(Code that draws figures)

## BEGIN

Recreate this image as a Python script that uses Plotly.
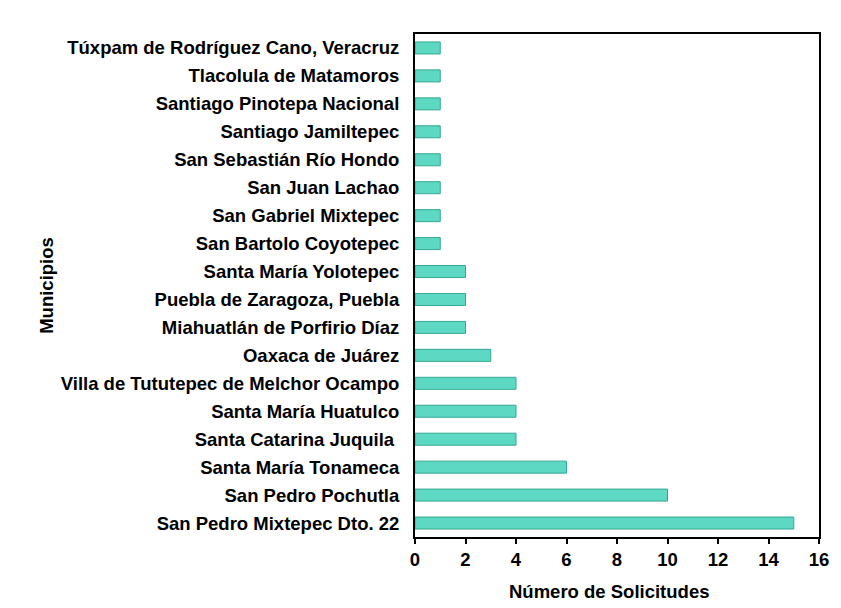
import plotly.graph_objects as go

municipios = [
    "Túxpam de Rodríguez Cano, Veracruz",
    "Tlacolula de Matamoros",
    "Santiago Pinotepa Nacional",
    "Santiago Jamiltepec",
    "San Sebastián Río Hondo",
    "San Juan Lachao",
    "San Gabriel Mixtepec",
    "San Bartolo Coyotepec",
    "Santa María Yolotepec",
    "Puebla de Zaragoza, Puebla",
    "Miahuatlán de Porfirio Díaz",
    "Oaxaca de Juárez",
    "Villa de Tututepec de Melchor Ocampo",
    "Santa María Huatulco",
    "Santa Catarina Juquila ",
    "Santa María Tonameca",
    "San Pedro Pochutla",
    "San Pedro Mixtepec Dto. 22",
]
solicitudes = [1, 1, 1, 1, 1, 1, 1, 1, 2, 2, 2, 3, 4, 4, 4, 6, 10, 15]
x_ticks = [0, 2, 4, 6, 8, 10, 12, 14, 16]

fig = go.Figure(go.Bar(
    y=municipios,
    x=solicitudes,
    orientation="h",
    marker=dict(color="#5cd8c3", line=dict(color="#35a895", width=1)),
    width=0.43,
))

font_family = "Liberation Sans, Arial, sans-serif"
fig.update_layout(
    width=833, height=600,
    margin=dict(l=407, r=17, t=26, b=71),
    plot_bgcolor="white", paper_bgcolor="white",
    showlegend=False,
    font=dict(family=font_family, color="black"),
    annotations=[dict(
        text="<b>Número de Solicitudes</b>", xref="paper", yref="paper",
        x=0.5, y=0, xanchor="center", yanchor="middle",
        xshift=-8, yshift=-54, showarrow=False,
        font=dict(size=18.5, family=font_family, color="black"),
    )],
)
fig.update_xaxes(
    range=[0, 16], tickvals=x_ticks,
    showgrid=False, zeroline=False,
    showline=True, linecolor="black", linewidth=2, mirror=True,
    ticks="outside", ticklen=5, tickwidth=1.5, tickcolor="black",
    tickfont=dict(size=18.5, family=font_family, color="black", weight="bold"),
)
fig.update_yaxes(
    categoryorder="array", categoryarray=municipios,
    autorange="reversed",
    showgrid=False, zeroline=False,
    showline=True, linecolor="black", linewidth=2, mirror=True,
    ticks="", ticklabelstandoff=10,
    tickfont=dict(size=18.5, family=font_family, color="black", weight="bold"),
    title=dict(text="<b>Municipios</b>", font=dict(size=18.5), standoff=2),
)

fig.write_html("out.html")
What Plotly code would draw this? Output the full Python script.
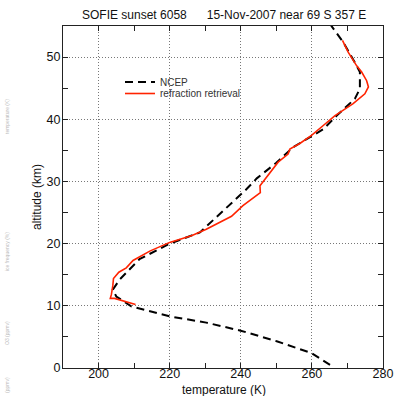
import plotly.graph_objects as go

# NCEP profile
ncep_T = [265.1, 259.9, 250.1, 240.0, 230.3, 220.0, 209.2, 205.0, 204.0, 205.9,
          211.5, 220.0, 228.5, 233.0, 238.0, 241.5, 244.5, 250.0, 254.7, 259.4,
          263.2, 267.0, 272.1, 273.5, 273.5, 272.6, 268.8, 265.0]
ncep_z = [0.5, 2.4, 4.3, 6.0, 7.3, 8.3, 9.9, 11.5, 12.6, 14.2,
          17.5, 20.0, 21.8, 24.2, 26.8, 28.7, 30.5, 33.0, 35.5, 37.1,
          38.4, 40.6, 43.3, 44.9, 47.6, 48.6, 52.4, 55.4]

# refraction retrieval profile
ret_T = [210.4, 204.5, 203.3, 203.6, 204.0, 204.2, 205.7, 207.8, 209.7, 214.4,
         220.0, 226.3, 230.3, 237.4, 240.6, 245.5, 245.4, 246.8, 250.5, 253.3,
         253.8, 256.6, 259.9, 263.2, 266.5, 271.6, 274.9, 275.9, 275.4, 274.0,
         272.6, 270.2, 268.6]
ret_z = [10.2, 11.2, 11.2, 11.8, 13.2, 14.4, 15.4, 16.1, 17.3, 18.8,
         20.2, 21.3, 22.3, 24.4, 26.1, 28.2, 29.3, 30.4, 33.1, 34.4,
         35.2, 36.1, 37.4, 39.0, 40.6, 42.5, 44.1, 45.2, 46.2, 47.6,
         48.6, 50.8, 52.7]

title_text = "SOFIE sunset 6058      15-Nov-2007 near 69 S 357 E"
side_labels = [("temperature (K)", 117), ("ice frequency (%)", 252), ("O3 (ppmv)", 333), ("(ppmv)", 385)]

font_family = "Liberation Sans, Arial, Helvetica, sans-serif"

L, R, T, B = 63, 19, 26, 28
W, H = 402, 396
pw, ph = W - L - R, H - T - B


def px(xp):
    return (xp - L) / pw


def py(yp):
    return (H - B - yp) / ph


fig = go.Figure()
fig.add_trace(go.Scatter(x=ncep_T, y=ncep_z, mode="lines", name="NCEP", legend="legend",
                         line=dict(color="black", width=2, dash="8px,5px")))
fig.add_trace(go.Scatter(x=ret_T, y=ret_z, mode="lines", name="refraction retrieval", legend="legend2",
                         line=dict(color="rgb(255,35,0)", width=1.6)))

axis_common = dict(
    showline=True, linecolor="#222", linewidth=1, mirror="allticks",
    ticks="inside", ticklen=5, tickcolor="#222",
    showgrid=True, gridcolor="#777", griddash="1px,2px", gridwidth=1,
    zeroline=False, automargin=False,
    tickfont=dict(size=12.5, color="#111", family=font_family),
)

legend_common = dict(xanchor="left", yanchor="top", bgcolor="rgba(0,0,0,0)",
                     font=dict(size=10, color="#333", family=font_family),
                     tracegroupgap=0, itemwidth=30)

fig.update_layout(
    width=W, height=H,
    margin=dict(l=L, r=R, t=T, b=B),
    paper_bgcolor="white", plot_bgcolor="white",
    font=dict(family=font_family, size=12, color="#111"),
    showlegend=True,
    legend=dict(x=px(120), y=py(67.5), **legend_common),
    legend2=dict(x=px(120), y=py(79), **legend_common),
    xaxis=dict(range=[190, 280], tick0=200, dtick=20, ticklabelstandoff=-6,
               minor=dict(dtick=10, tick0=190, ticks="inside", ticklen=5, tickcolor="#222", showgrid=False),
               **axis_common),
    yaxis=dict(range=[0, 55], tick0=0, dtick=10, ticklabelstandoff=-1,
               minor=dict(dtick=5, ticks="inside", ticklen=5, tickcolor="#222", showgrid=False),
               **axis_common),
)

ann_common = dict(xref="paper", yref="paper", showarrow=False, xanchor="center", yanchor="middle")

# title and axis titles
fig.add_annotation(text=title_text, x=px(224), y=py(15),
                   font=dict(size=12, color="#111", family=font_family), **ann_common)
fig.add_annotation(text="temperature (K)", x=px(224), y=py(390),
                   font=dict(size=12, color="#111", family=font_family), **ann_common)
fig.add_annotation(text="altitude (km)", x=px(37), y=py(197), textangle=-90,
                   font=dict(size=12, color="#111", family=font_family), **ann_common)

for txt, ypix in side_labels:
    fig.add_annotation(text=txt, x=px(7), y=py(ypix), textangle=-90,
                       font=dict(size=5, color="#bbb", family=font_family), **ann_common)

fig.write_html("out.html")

## END

Transcribe the material exactly, and leave out whatever pictures it holds.

Recreate this image as a Python script that uses Plotly.
import plotly.graph_objects as go

municipios = [
    "Túxpam de Rodríguez Cano, Veracruz",
    "Tlacolula de Matamoros",
    "Santiago Pinotepa Nacional",
    "Santiago Jamiltepec",
    "San Sebastián Río Hondo",
    "San Juan Lachao",
    "San Gabriel Mixtepec",
    "San Bartolo Coyotepec",
    "Santa María Yolotepec",
    "Puebla de Zaragoza, Puebla",
    "Miahuatlán de Porfirio Díaz",
    "Oaxaca de Juárez",
    "Villa de Tututepec de Melchor Ocampo",
    "Santa María Huatulco",
    "Santa Catarina Juquila ",
    "Santa María Tonameca",
    "San Pedro Pochutla",
    "San Pedro Mixtepec Dto. 22",
]
solicitudes = [1, 1, 1, 1, 1, 1, 1, 1, 2, 2, 2, 3, 4, 4, 4, 6, 10, 15]
x_ticks = [0, 2, 4, 6, 8, 10, 12, 14, 16]

fig = go.Figure(go.Bar(
    y=municipios,
    x=solicitudes,
    orientation="h",
    marker=dict(color="#5cd8c3", line=dict(color="#35a895", width=1)),
    width=0.43,
))

font_family = "Liberation Sans, Arial, sans-serif"
fig.update_layout(
    width=833, height=600,
    margin=dict(l=407, r=17, t=26, b=71),
    plot_bgcolor="white", paper_bgcolor="white",
    showlegend=False,
    font=dict(family=font_family, color="black"),
    annotations=[dict(
        text="<b>Número de Solicitudes</b>", xref="paper", yref="paper",
        x=0.5, y=0, xanchor="center", yanchor="middle",
        xshift=-8, yshift=-54, showarrow=False,
        font=dict(size=18.5, family=font_family, color="black"),
    )],
)
fig.update_xaxes(
    range=[0, 16], tickvals=x_ticks,
    showgrid=False, zeroline=False,
    showline=True, linecolor="black", linewidth=2, mirror=True,
    ticks="outside", ticklen=5, tickwidth=1.5, tickcolor="black",
    tickfont=dict(size=18.5, family=font_family, color="black", weight="bold"),
)
fig.update_yaxes(
    categoryorder="array", categoryarray=municipios,
    autorange="reversed",
    showgrid=False, zeroline=False,
    showline=True, linecolor="black", linewidth=2, mirror=True,
    ticks="", ticklabelstandoff=10,
    tickfont=dict(size=18.5, family=font_family, color="black", weight="bold"),
    title=dict(text="<b>Municipios</b>", font=dict(size=18.5), standoff=2),
)

fig.write_html("out.html")
What Plotly code would draw this? Output the full Python script.
import plotly.graph_objects as go

# NCEP profile
ncep_T = [265.1, 259.9, 250.1, 240.0, 230.3, 220.0, 209.2, 205.0, 204.0, 205.9,
          211.5, 220.0, 228.5, 233.0, 238.0, 241.5, 244.5, 250.0, 254.7, 259.4,
          263.2, 267.0, 272.1, 273.5, 273.5, 272.6, 268.8, 265.0]
ncep_z = [0.5, 2.4, 4.3, 6.0, 7.3, 8.3, 9.9, 11.5, 12.6, 14.2,
          17.5, 20.0, 21.8, 24.2, 26.8, 28.7, 30.5, 33.0, 35.5, 37.1,
          38.4, 40.6, 43.3, 44.9, 47.6, 48.6, 52.4, 55.4]

# refraction retrieval profile
ret_T = [210.4, 204.5, 203.3, 203.6, 204.0, 204.2, 205.7, 207.8, 209.7, 214.4,
         220.0, 226.3, 230.3, 237.4, 240.6, 245.5, 245.4, 246.8, 250.5, 253.3,
         253.8, 256.6, 259.9, 263.2, 266.5, 271.6, 274.9, 275.9, 275.4, 274.0,
         272.6, 270.2, 268.6]
ret_z = [10.2, 11.2, 11.2, 11.8, 13.2, 14.4, 15.4, 16.1, 17.3, 18.8,
         20.2, 21.3, 22.3, 24.4, 26.1, 28.2, 29.3, 30.4, 33.1, 34.4,
         35.2, 36.1, 37.4, 39.0, 40.6, 42.5, 44.1, 45.2, 46.2, 47.6,
         48.6, 50.8, 52.7]

title_text = "SOFIE sunset 6058      15-Nov-2007 near 69 S 357 E"
side_labels = [("temperature (K)", 117), ("ice frequency (%)", 252), ("O3 (ppmv)", 333), ("(ppmv)", 385)]

font_family = "Liberation Sans, Arial, Helvetica, sans-serif"

L, R, T, B = 63, 19, 26, 28
W, H = 402, 396
pw, ph = W - L - R, H - T - B


def px(xp):
    return (xp - L) / pw


def py(yp):
    return (H - B - yp) / ph


fig = go.Figure()
fig.add_trace(go.Scatter(x=ncep_T, y=ncep_z, mode="lines", name="NCEP", legend="legend",
                         line=dict(color="black", width=2, dash="8px,5px")))
fig.add_trace(go.Scatter(x=ret_T, y=ret_z, mode="lines", name="refraction retrieval", legend="legend2",
                         line=dict(color="rgb(255,35,0)", width=1.6)))

axis_common = dict(
    showline=True, linecolor="#222", linewidth=1, mirror="allticks",
    ticks="inside", ticklen=5, tickcolor="#222",
    showgrid=True, gridcolor="#777", griddash="1px,2px", gridwidth=1,
    zeroline=False, automargin=False,
    tickfont=dict(size=12.5, color="#111", family=font_family),
)

legend_common = dict(xanchor="left", yanchor="top", bgcolor="rgba(0,0,0,0)",
                     font=dict(size=10, color="#333", family=font_family),
                     tracegroupgap=0, itemwidth=30)

fig.update_layout(
    width=W, height=H,
    margin=dict(l=L, r=R, t=T, b=B),
    paper_bgcolor="white", plot_bgcolor="white",
    font=dict(family=font_family, size=12, color="#111"),
    showlegend=True,
    legend=dict(x=px(120), y=py(67.5), **legend_common),
    legend2=dict(x=px(120), y=py(79), **legend_common),
    xaxis=dict(range=[190, 280], tick0=200, dtick=20, ticklabelstandoff=-6,
               minor=dict(dtick=10, tick0=190, ticks="inside", ticklen=5, tickcolor="#222", showgrid=False),
               **axis_common),
    yaxis=dict(range=[0, 55], tick0=0, dtick=10, ticklabelstandoff=-1,
               minor=dict(dtick=5, ticks="inside", ticklen=5, tickcolor="#222", showgrid=False),
               **axis_common),
)

ann_common = dict(xref="paper", yref="paper", showarrow=False, xanchor="center", yanchor="middle")

# title and axis titles
fig.add_annotation(text=title_text, x=px(224), y=py(15),
                   font=dict(size=12, color="#111", family=font_family), **ann_common)
fig.add_annotation(text="temperature (K)", x=px(224), y=py(390),
                   font=dict(size=12, color="#111", family=font_family), **ann_common)
fig.add_annotation(text="altitude (km)", x=px(37), y=py(197), textangle=-90,
                   font=dict(size=12, color="#111", family=font_family), **ann_common)

for txt, ypix in side_labels:
    fig.add_annotation(text=txt, x=px(7), y=py(ypix), textangle=-90,
                       font=dict(size=5, color="#bbb", family=font_family), **ann_common)

fig.write_html("out.html")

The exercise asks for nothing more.